* BEGIN Information supplied *
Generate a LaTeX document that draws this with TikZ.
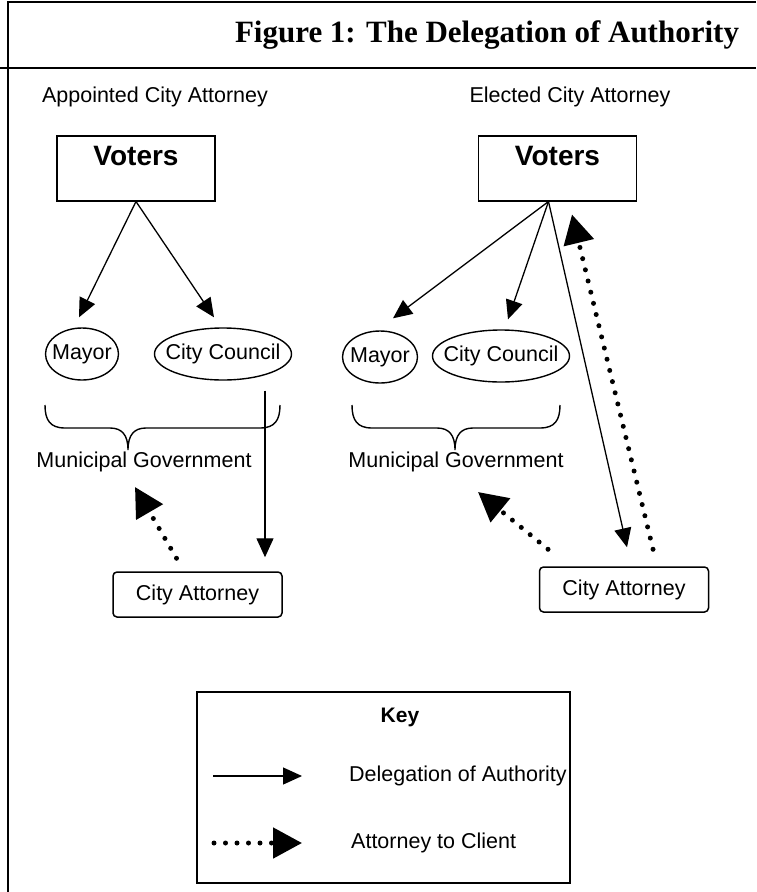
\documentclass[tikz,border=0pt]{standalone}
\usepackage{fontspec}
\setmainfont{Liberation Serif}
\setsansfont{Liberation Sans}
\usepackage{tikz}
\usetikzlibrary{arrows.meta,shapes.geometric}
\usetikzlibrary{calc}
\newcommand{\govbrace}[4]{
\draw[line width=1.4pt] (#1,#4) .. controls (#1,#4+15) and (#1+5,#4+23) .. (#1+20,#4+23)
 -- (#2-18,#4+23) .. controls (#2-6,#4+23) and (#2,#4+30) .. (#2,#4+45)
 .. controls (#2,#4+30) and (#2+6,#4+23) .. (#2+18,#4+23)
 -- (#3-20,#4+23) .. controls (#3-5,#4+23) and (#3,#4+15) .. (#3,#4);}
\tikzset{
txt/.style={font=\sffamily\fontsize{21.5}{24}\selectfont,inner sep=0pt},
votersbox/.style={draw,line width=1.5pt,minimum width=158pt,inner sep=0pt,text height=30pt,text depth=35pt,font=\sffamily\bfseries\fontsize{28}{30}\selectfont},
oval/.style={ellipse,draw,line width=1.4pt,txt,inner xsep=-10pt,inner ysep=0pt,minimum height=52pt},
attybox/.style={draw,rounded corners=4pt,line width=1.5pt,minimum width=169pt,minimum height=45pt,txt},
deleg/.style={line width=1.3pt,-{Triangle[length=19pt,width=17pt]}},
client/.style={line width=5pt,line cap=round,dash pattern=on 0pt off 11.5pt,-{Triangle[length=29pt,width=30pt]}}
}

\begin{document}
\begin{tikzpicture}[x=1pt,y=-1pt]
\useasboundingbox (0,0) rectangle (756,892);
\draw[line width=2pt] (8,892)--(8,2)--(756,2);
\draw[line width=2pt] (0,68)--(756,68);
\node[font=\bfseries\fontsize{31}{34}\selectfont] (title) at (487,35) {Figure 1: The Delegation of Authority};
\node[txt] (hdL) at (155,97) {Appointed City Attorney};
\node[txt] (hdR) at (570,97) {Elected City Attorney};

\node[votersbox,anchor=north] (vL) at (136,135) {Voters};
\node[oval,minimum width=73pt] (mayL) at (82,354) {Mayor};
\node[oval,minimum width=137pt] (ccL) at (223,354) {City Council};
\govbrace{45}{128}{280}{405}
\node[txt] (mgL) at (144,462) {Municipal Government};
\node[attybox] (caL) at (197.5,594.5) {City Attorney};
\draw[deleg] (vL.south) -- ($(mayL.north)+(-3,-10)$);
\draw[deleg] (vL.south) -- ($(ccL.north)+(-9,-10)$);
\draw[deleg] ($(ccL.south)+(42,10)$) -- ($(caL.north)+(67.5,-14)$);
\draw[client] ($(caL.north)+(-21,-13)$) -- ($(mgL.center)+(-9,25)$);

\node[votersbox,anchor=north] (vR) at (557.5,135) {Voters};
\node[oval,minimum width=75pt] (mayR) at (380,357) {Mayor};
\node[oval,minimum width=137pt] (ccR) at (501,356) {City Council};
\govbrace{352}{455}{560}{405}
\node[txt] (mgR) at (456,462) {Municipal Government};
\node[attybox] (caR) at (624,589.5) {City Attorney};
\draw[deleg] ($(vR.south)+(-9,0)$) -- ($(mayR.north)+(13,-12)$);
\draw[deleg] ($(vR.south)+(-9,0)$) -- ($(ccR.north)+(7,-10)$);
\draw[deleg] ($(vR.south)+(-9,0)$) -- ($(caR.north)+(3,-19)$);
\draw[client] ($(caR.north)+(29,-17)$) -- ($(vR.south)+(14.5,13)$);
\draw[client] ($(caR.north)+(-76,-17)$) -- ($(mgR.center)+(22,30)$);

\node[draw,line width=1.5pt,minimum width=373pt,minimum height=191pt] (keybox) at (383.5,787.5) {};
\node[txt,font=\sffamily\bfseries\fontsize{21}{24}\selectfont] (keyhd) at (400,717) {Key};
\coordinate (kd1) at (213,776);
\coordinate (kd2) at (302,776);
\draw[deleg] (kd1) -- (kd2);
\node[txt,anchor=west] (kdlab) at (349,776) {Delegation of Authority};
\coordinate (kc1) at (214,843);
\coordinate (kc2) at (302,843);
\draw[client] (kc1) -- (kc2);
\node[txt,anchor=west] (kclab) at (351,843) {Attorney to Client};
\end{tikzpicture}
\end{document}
* END Information supplied *
§ **Goal**:
Repeat the data above exactly, but not the pictures.

§ **Reply to the task**:
Generate a LaTeX document that draws this with TikZ.
\documentclass[tikz,border=0pt]{standalone}
\usepackage{fontspec}
\setmainfont{Liberation Serif}
\setsansfont{Liberation Sans}
\usepackage{tikz}
\usetikzlibrary{arrows.meta,shapes.geometric}
\usetikzlibrary{calc}
\newcommand{\govbrace}[4]{
\draw[line width=1.4pt] (#1,#4) .. controls (#1,#4+15) and (#1+5,#4+23) .. (#1+20,#4+23)
 -- (#2-18,#4+23) .. controls (#2-6,#4+23) and (#2,#4+30) .. (#2,#4+45)
 .. controls (#2,#4+30) and (#2+6,#4+23) .. (#2+18,#4+23)
 -- (#3-20,#4+23) .. controls (#3-5,#4+23) and (#3,#4+15) .. (#3,#4);}
\tikzset{
txt/.style={font=\sffamily\fontsize{21.5}{24}\selectfont,inner sep=0pt},
votersbox/.style={draw,line width=1.5pt,minimum width=158pt,inner sep=0pt,text height=30pt,text depth=35pt,font=\sffamily\bfseries\fontsize{28}{30}\selectfont},
oval/.style={ellipse,draw,line width=1.4pt,txt,inner xsep=-10pt,inner ysep=0pt,minimum height=52pt},
attybox/.style={draw,rounded corners=4pt,line width=1.5pt,minimum width=169pt,minimum height=45pt,txt},
deleg/.style={line width=1.3pt,-{Triangle[length=19pt,width=17pt]}},
client/.style={line width=5pt,line cap=round,dash pattern=on 0pt off 11.5pt,-{Triangle[length=29pt,width=30pt]}}
}

\begin{document}
\begin{tikzpicture}[x=1pt,y=-1pt]
\useasboundingbox (0,0) rectangle (756,892);
\draw[line width=2pt] (8,892)--(8,2)--(756,2);
\draw[line width=2pt] (0,68)--(756,68);
\node[font=\bfseries\fontsize{31}{34}\selectfont] (title) at (487,35) {Figure 1: The Delegation of Authority};
\node[txt] (hdL) at (155,97) {Appointed City Attorney};
\node[txt] (hdR) at (570,97) {Elected City Attorney};

\node[votersbox,anchor=north] (vL) at (136,135) {Voters};
\node[oval,minimum width=73pt] (mayL) at (82,354) {Mayor};
\node[oval,minimum width=137pt] (ccL) at (223,354) {City Council};
\govbrace{45}{128}{280}{405}
\node[txt] (mgL) at (144,462) {Municipal Government};
\node[attybox] (caL) at (197.5,594.5) {City Attorney};
\draw[deleg] (vL.south) -- ($(mayL.north)+(-3,-10)$);
\draw[deleg] (vL.south) -- ($(ccL.north)+(-9,-10)$);
\draw[deleg] ($(ccL.south)+(42,10)$) -- ($(caL.north)+(67.5,-14)$);
\draw[client] ($(caL.north)+(-21,-13)$) -- ($(mgL.center)+(-9,25)$);

\node[votersbox,anchor=north] (vR) at (557.5,135) {Voters};
\node[oval,minimum width=75pt] (mayR) at (380,357) {Mayor};
\node[oval,minimum width=137pt] (ccR) at (501,356) {City Council};
\govbrace{352}{455}{560}{405}
\node[txt] (mgR) at (456,462) {Municipal Government};
\node[attybox] (caR) at (624,589.5) {City Attorney};
\draw[deleg] ($(vR.south)+(-9,0)$) -- ($(mayR.north)+(13,-12)$);
\draw[deleg] ($(vR.south)+(-9,0)$) -- ($(ccR.north)+(7,-10)$);
\draw[deleg] ($(vR.south)+(-9,0)$) -- ($(caR.north)+(3,-19)$);
\draw[client] ($(caR.north)+(29,-17)$) -- ($(vR.south)+(14.5,13)$);
\draw[client] ($(caR.north)+(-76,-17)$) -- ($(mgR.center)+(22,30)$);

\node[draw,line width=1.5pt,minimum width=373pt,minimum height=191pt] (keybox) at (383.5,787.5) {};
\node[txt,font=\sffamily\bfseries\fontsize{21}{24}\selectfont] (keyhd) at (400,717) {Key};
\coordinate (kd1) at (213,776);
\coordinate (kd2) at (302,776);
\draw[deleg] (kd1) -- (kd2);
\node[txt,anchor=west] (kdlab) at (349,776) {Delegation of Authority};
\coordinate (kc1) at (214,843);
\coordinate (kc2) at (302,843);
\draw[client] (kc1) -- (kc2);
\node[txt,anchor=west] (kclab) at (351,843) {Attorney to Client};
\end{tikzpicture}
\end{document}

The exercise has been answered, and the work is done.